# start of Record list
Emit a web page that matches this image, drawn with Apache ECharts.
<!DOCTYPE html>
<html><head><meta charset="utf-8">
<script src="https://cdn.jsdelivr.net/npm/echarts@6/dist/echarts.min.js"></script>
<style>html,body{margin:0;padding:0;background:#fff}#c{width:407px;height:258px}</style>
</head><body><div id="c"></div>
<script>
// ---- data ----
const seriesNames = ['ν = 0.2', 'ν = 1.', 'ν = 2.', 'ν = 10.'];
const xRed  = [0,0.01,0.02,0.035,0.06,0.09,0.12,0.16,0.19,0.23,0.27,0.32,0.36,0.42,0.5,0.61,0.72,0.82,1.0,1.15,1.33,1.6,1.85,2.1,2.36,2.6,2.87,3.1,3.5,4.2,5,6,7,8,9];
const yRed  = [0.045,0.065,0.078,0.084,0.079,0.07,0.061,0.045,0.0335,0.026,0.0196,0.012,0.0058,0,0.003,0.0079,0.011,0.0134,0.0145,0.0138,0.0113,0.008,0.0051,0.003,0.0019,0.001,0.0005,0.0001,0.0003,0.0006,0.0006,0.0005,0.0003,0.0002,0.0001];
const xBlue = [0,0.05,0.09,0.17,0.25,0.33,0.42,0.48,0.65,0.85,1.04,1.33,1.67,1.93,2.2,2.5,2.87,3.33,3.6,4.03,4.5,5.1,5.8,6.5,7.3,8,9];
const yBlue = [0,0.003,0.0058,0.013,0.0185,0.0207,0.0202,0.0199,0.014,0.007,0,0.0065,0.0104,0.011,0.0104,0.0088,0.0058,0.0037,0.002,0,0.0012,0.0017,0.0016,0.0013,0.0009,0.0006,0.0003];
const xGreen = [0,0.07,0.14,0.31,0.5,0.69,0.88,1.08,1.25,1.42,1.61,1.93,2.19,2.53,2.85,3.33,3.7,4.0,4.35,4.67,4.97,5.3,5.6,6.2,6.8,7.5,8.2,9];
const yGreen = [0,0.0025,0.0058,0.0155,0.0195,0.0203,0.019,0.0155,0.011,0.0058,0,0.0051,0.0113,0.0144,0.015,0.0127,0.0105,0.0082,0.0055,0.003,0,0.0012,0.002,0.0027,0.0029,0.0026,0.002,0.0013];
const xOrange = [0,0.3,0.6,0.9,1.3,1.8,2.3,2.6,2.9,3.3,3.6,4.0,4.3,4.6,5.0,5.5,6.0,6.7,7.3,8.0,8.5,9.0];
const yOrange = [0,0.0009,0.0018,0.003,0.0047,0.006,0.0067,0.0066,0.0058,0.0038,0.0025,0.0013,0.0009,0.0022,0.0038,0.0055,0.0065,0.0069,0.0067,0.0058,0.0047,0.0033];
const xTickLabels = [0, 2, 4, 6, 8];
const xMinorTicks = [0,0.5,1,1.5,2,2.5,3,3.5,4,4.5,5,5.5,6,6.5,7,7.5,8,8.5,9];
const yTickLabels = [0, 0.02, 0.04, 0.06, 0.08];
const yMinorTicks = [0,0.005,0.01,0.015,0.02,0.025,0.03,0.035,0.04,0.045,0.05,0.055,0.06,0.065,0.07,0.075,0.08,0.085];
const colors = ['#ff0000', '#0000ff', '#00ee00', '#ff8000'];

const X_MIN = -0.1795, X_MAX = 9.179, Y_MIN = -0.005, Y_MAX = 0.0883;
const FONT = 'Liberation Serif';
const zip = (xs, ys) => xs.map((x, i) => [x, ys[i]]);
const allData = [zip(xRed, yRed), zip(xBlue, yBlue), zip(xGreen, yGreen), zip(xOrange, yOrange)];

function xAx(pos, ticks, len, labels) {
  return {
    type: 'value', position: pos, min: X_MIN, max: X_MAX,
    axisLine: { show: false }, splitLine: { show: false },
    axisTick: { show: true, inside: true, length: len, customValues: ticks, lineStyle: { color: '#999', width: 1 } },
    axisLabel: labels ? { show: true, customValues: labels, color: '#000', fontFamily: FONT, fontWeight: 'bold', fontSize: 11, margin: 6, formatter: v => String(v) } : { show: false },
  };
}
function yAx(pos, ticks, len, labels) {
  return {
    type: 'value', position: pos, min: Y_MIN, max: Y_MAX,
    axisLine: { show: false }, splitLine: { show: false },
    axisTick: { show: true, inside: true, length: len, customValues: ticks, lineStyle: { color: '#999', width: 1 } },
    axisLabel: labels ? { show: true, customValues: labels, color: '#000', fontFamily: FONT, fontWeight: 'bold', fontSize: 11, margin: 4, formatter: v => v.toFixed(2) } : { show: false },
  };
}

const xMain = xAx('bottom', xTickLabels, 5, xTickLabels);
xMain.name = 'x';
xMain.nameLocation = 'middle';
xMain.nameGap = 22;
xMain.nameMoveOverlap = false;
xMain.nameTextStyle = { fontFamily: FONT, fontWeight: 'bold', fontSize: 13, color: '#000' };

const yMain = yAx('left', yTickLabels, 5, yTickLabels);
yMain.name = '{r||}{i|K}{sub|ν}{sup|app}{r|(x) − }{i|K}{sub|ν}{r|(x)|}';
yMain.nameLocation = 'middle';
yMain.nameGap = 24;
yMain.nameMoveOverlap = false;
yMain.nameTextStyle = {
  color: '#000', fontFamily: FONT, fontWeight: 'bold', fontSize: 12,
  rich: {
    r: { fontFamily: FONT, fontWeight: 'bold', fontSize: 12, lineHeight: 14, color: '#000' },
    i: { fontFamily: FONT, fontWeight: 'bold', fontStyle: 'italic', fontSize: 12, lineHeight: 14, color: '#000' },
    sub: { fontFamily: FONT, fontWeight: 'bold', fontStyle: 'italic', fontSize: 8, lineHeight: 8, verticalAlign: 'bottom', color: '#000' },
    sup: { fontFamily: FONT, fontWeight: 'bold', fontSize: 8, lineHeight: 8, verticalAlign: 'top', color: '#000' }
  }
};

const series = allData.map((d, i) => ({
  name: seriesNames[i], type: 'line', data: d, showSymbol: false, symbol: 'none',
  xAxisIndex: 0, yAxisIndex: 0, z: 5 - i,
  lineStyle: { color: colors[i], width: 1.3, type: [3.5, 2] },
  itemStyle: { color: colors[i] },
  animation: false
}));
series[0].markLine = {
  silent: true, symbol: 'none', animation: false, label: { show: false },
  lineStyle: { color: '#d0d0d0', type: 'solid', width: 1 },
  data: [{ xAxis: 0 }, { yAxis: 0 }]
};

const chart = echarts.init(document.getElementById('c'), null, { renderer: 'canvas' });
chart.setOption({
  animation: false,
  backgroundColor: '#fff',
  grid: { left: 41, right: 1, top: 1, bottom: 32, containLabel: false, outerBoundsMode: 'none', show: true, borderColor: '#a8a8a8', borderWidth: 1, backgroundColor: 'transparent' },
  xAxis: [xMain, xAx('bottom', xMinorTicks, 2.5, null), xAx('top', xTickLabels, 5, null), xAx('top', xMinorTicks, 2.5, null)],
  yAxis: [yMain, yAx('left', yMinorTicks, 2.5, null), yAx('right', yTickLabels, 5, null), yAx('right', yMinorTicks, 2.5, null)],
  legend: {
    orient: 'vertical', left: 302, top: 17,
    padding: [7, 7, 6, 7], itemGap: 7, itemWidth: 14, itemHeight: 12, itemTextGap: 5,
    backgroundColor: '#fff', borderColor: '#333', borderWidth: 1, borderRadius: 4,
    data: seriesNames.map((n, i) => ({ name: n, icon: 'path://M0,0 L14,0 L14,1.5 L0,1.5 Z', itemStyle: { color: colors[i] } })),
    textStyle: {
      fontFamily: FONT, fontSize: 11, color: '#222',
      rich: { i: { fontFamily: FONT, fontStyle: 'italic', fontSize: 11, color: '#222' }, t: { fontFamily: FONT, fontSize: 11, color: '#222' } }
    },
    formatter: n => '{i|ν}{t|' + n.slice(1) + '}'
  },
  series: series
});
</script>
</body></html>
# end of Record list
# start of Record list
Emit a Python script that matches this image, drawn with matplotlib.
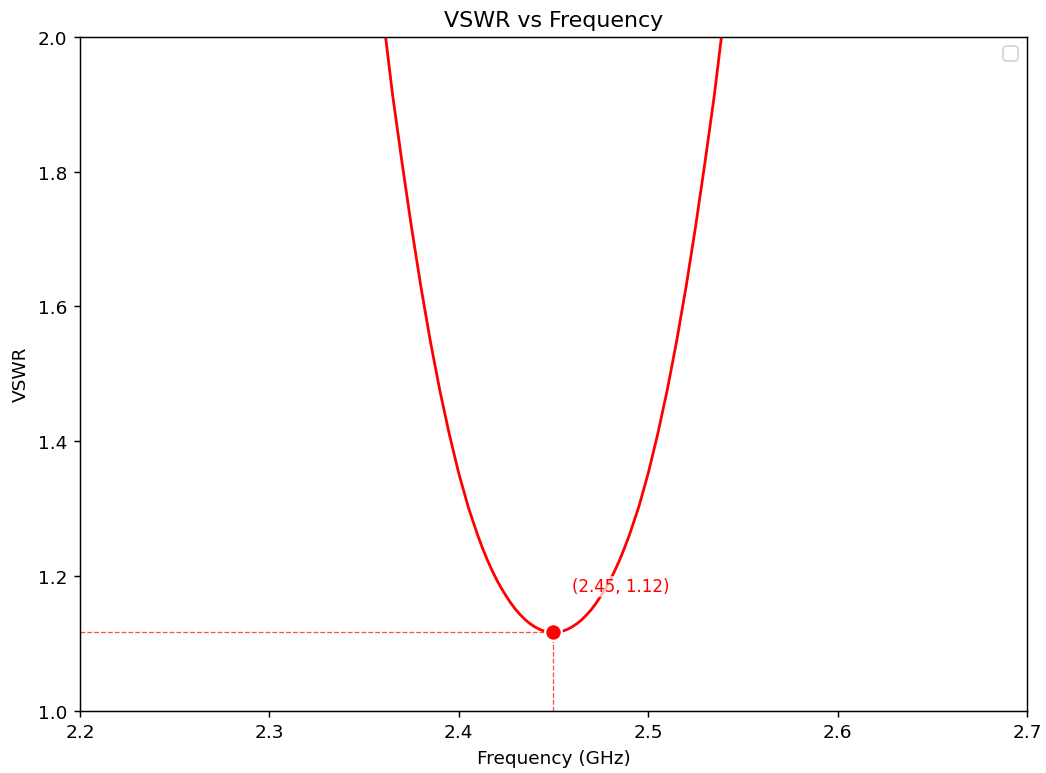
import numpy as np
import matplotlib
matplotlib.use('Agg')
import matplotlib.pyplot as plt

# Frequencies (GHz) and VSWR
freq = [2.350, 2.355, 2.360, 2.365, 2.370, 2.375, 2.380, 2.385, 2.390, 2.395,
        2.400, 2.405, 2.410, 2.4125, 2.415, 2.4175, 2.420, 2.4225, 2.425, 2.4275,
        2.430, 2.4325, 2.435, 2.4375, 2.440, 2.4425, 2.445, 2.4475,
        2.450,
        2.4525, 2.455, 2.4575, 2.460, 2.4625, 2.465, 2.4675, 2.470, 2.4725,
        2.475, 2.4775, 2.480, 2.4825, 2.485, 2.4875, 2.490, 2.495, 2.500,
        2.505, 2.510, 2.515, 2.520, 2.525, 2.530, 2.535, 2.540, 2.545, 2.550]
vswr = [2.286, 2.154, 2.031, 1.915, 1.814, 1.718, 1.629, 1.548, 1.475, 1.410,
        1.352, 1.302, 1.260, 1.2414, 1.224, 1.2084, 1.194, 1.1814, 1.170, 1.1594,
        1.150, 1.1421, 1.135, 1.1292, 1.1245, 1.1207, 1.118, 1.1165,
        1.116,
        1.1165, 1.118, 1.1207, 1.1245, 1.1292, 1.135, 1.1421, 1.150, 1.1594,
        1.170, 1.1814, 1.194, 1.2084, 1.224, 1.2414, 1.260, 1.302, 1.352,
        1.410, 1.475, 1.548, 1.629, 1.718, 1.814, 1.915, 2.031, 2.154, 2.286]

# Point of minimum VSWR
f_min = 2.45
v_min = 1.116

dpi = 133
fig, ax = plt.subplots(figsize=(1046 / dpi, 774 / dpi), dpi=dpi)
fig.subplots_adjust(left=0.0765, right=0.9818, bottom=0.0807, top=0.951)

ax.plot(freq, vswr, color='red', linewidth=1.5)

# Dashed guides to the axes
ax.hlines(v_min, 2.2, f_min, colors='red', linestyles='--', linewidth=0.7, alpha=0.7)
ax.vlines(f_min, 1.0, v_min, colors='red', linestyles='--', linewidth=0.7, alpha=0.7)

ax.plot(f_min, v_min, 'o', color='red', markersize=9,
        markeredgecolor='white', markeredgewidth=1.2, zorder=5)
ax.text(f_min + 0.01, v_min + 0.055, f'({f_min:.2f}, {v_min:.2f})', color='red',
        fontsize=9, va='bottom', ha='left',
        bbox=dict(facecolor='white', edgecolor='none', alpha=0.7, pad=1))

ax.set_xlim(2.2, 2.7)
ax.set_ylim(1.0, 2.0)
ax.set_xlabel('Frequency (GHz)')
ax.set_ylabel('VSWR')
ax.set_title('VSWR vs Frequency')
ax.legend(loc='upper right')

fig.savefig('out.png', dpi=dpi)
# end of Record list
> **The request**: Give again, exactly as written, only the lines that start at the one with "Emit a Python" and end at the one with "import matplotlib.pyplot as plt", both included. Skip any pictures.

> **The solution**:
Emit a Python script that matches this image, drawn with matplotlib.
import numpy as np
import matplotlib
matplotlib.use('Agg')
import matplotlib.pyplot as plt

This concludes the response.